-------- DATA

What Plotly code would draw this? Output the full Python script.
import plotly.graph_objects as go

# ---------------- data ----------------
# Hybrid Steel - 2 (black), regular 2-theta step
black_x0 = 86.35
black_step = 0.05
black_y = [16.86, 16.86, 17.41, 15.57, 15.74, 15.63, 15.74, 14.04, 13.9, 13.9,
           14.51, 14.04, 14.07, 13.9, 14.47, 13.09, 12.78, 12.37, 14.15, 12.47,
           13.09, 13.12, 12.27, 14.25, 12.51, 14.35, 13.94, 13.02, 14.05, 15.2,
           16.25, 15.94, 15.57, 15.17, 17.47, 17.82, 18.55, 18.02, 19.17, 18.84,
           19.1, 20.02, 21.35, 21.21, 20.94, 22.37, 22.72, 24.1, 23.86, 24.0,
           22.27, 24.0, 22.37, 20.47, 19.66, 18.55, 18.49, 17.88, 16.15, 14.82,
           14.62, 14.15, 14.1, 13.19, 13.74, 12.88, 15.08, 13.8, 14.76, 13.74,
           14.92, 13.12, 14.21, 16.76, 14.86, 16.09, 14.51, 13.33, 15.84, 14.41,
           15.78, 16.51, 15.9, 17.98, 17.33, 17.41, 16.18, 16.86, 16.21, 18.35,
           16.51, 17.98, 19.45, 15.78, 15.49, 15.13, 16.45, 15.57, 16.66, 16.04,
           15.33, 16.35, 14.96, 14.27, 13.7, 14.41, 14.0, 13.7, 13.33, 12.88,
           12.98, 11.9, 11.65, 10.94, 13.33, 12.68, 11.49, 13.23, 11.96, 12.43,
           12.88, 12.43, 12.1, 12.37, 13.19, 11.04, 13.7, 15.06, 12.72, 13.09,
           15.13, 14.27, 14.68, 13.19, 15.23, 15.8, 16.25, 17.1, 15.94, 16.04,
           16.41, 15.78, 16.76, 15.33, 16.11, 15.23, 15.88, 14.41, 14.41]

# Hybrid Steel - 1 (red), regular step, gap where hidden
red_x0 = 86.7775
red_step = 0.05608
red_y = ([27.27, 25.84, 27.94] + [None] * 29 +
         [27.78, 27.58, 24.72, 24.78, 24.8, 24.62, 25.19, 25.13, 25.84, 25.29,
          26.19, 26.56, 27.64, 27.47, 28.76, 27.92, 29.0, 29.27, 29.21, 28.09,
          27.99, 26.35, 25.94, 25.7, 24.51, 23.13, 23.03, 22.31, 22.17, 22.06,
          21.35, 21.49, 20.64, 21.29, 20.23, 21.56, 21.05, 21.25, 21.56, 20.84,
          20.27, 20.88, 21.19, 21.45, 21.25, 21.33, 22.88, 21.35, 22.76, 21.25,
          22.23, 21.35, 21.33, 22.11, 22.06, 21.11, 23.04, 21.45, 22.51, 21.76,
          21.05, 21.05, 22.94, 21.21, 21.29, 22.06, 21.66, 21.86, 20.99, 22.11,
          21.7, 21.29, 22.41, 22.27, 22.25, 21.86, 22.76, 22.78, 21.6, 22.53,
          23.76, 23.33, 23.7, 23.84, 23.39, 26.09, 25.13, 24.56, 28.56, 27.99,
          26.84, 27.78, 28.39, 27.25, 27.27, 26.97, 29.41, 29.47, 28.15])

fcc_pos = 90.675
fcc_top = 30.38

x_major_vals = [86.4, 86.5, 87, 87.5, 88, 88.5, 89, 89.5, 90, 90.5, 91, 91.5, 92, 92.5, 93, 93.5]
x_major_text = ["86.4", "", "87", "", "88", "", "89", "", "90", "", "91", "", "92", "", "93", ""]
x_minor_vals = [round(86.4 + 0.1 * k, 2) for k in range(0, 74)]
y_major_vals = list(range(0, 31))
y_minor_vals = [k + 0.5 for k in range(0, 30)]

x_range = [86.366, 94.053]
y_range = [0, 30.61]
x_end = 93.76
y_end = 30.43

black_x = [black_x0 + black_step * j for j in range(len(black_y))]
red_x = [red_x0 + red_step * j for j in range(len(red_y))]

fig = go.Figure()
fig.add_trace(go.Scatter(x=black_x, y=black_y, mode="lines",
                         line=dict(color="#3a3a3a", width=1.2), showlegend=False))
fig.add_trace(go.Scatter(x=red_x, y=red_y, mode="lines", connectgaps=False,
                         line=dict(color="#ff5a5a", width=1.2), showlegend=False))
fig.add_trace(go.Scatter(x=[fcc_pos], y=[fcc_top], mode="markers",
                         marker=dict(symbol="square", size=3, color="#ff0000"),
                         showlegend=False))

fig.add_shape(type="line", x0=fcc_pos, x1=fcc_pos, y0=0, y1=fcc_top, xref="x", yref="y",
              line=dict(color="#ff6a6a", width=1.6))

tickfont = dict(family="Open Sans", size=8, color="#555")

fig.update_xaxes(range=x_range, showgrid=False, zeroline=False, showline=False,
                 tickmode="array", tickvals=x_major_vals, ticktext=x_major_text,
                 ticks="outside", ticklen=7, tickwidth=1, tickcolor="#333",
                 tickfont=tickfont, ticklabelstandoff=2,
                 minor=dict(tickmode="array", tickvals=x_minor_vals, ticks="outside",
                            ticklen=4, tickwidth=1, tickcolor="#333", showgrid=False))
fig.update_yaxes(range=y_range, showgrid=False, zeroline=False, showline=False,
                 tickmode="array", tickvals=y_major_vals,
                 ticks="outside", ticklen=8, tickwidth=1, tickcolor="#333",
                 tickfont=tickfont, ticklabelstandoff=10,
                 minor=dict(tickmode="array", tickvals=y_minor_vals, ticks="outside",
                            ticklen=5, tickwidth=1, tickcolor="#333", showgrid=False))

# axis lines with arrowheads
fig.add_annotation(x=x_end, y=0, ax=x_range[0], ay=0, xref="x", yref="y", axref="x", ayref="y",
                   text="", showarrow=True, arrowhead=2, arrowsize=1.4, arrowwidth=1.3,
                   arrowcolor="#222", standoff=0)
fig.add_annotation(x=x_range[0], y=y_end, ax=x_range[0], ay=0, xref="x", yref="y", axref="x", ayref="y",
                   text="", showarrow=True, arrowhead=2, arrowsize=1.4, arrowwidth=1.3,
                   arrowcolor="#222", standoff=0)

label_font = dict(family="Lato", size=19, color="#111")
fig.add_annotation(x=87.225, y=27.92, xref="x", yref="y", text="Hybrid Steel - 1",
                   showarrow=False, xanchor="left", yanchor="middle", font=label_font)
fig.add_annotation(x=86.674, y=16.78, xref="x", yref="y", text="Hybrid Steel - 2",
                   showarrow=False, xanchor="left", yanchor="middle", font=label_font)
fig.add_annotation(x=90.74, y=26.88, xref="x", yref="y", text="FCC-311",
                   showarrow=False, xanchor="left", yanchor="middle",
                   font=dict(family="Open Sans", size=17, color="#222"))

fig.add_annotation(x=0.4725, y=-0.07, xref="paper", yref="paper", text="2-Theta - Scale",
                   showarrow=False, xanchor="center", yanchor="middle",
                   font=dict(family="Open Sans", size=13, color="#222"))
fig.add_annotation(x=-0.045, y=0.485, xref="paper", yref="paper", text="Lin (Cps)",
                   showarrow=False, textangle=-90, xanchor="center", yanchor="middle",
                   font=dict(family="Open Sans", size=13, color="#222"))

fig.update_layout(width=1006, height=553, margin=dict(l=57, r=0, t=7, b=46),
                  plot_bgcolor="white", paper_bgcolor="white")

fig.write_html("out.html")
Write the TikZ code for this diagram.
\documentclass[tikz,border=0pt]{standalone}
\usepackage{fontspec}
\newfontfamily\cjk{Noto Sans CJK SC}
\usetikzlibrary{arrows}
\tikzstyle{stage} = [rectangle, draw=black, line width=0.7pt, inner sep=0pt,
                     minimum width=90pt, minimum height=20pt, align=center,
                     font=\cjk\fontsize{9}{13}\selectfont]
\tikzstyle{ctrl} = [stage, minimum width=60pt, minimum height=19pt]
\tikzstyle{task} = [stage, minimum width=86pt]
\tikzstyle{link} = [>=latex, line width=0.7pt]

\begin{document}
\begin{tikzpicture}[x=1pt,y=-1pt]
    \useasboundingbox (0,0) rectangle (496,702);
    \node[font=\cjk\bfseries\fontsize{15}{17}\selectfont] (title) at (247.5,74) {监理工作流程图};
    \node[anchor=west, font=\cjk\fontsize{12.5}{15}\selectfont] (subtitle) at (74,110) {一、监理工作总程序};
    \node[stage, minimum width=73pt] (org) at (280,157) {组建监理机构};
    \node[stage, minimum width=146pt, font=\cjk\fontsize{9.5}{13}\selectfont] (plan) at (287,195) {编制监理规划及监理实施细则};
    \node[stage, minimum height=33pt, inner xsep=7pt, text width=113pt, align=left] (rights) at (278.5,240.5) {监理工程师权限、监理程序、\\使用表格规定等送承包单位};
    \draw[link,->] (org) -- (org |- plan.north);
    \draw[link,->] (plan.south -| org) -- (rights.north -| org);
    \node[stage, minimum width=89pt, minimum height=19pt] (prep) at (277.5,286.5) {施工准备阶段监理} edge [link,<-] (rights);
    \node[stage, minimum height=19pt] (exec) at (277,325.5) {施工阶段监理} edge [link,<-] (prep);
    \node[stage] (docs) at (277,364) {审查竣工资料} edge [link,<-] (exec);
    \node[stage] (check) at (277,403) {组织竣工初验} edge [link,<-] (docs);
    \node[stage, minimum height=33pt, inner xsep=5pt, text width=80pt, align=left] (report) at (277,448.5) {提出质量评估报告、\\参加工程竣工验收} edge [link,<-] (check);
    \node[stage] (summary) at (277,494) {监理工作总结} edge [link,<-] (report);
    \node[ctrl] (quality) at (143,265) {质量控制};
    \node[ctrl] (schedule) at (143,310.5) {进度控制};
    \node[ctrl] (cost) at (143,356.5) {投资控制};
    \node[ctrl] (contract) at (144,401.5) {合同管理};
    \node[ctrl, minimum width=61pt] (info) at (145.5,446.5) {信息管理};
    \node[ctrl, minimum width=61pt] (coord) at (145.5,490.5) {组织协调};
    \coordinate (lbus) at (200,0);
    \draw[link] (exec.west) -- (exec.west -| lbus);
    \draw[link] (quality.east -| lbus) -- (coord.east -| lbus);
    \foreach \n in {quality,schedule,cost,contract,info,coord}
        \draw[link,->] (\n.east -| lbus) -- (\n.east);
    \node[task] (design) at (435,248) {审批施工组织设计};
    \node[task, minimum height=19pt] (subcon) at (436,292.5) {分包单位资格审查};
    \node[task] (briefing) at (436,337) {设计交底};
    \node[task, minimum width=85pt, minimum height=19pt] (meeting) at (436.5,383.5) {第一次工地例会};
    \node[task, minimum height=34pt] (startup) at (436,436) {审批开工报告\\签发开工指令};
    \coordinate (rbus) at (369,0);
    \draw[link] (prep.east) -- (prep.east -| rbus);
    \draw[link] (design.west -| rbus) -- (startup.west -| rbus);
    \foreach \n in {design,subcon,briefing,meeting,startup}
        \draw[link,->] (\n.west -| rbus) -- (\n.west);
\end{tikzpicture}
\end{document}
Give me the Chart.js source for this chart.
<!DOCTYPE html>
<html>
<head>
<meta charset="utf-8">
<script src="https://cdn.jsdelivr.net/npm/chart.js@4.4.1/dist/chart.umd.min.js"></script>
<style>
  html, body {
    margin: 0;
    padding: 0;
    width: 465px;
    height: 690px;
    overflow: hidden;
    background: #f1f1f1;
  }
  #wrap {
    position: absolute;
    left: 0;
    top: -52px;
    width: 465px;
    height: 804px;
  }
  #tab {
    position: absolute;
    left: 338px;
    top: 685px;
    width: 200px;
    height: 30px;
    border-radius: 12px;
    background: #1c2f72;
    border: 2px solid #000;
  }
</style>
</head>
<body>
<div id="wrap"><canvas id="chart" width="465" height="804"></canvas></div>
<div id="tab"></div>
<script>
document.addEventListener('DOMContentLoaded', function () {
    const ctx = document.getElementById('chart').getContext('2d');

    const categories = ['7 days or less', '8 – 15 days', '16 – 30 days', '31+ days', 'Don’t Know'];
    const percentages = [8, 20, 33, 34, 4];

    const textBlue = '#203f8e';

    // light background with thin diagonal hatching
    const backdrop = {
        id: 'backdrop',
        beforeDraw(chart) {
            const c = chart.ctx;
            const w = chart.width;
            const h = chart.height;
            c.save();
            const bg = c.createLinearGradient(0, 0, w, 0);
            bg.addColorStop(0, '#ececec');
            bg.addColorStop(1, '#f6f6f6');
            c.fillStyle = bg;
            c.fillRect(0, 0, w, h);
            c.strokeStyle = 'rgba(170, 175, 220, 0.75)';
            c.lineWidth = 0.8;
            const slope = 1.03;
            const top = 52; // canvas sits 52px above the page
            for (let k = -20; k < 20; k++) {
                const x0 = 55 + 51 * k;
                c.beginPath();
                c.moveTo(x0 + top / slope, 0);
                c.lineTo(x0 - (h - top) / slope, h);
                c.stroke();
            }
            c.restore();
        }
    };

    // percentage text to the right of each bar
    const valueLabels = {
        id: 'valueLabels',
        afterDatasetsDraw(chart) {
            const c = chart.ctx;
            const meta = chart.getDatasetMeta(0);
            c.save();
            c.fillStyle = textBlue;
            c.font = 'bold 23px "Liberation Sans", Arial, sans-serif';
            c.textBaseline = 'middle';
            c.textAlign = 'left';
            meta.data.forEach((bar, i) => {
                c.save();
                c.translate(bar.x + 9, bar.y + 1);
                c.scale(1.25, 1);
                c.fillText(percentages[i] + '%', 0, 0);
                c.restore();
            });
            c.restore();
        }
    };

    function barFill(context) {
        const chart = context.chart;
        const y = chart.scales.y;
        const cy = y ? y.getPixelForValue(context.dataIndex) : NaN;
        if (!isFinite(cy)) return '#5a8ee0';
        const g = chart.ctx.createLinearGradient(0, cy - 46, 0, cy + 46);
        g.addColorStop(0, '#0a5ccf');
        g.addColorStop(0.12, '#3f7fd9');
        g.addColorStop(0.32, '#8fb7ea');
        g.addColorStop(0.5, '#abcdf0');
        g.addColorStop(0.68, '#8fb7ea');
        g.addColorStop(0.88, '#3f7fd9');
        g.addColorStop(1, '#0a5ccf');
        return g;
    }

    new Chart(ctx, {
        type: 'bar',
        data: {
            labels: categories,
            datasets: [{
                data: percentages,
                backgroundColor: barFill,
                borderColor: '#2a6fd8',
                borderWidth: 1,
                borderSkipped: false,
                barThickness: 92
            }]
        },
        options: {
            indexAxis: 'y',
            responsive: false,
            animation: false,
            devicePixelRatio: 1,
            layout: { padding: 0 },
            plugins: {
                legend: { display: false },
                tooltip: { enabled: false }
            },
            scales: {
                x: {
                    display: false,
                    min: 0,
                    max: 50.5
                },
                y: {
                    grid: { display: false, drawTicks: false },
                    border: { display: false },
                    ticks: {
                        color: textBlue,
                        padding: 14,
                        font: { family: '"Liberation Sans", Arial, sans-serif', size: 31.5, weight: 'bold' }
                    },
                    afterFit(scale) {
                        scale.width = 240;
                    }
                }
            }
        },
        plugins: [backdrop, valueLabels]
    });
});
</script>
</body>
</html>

----------------

▶ _WHAT TO DO_
In the records above, how many lines contain the word "this"? Give the number alone.

▶ _ANSWER_
3